- [GIVEN TASK] Quote all of the data exactly as given. Skip every picture it contains.

- [SUPPLIED MATERIAL]

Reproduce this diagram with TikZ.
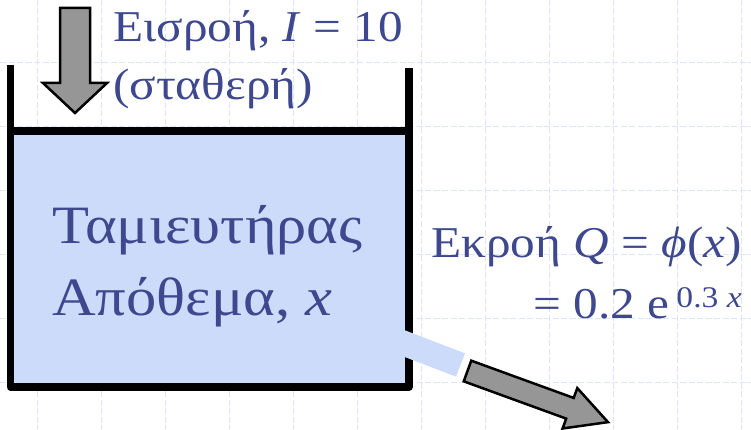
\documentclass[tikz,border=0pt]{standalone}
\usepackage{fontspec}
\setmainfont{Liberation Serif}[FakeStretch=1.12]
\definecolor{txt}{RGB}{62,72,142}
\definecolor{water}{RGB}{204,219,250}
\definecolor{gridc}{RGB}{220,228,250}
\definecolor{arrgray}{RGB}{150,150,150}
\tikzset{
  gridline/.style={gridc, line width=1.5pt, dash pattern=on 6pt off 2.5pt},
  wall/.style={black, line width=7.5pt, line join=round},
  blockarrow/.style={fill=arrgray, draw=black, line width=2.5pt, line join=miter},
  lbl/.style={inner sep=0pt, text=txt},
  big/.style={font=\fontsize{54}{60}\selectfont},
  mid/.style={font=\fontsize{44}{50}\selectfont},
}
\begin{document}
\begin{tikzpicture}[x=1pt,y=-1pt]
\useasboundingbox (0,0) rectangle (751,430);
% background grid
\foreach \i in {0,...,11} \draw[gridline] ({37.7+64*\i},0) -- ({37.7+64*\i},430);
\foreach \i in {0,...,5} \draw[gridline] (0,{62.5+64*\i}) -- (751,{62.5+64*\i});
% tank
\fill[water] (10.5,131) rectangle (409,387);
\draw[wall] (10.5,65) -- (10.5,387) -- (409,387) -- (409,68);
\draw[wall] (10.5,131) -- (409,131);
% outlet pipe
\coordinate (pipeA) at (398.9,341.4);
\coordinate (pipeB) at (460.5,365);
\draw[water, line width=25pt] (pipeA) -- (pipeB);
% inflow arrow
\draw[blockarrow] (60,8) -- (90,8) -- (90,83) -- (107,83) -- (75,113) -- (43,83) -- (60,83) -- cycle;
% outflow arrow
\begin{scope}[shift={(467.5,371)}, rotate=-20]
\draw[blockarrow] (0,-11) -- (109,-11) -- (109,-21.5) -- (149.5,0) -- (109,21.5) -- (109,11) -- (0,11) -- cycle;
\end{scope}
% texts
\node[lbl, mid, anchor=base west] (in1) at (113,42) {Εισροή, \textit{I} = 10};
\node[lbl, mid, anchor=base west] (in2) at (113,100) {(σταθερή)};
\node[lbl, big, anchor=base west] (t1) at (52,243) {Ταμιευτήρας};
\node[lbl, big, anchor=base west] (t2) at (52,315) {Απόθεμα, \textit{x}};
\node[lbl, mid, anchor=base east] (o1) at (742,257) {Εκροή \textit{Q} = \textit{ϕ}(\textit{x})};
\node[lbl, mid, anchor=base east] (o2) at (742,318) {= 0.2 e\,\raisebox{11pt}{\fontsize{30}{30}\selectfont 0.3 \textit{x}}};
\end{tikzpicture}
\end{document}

- [OUTPUT FOR THIS EXERCISE]
Reproduce this diagram with TikZ.
\documentclass[tikz,border=0pt]{standalone}
\usepackage{fontspec}
\setmainfont{Liberation Serif}[FakeStretch=1.12]
\definecolor{txt}{RGB}{62,72,142}
\definecolor{water}{RGB}{204,219,250}
\definecolor{gridc}{RGB}{220,228,250}
\definecolor{arrgray}{RGB}{150,150,150}
\tikzset{
  gridline/.style={gridc, line width=1.5pt, dash pattern=on 6pt off 2.5pt},
  wall/.style={black, line width=7.5pt, line join=round},
  blockarrow/.style={fill=arrgray, draw=black, line width=2.5pt, line join=miter},
  lbl/.style={inner sep=0pt, text=txt},
  big/.style={font=\fontsize{54}{60}\selectfont},
  mid/.style={font=\fontsize{44}{50}\selectfont},
}
\begin{document}
\begin{tikzpicture}[x=1pt,y=-1pt]
\useasboundingbox (0,0) rectangle (751,430);
% background grid
\foreach \i in {0,...,11} \draw[gridline] ({37.7+64*\i},0) -- ({37.7+64*\i},430);
\foreach \i in {0,...,5} \draw[gridline] (0,{62.5+64*\i}) -- (751,{62.5+64*\i});
% tank
\fill[water] (10.5,131) rectangle (409,387);
\draw[wall] (10.5,65) -- (10.5,387) -- (409,387) -- (409,68);
\draw[wall] (10.5,131) -- (409,131);
% outlet pipe
\coordinate (pipeA) at (398.9,341.4);
\coordinate (pipeB) at (460.5,365);
\draw[water, line width=25pt] (pipeA) -- (pipeB);
% inflow arrow
\draw[blockarrow] (60,8) -- (90,8) -- (90,83) -- (107,83) -- (75,113) -- (43,83) -- (60,83) -- cycle;
% outflow arrow
\begin{scope}[shift={(467.5,371)}, rotate=-20]
\draw[blockarrow] (0,-11) -- (109,-11) -- (109,-21.5) -- (149.5,0) -- (109,21.5) -- (109,11) -- (0,11) -- cycle;
\end{scope}
% texts
\node[lbl, mid, anchor=base west] (in1) at (113,42) {Εισροή, \textit{I} = 10};
\node[lbl, mid, anchor=base west] (in2) at (113,100) {(σταθερή)};
\node[lbl, big, anchor=base west] (t1) at (52,243) {Ταμιευτήρας};
\node[lbl, big, anchor=base west] (t2) at (52,315) {Απόθεμα, \textit{x}};
\node[lbl, mid, anchor=base east] (o1) at (742,257) {Εκροή \textit{Q} = \textit{ϕ}(\textit{x})};
\node[lbl, mid, anchor=base east] (o2) at (742,318) {= 0.2 e\,\raisebox{11pt}{\fontsize{30}{30}\selectfont 0.3 \textit{x}}};
\end{tikzpicture}
\end{document}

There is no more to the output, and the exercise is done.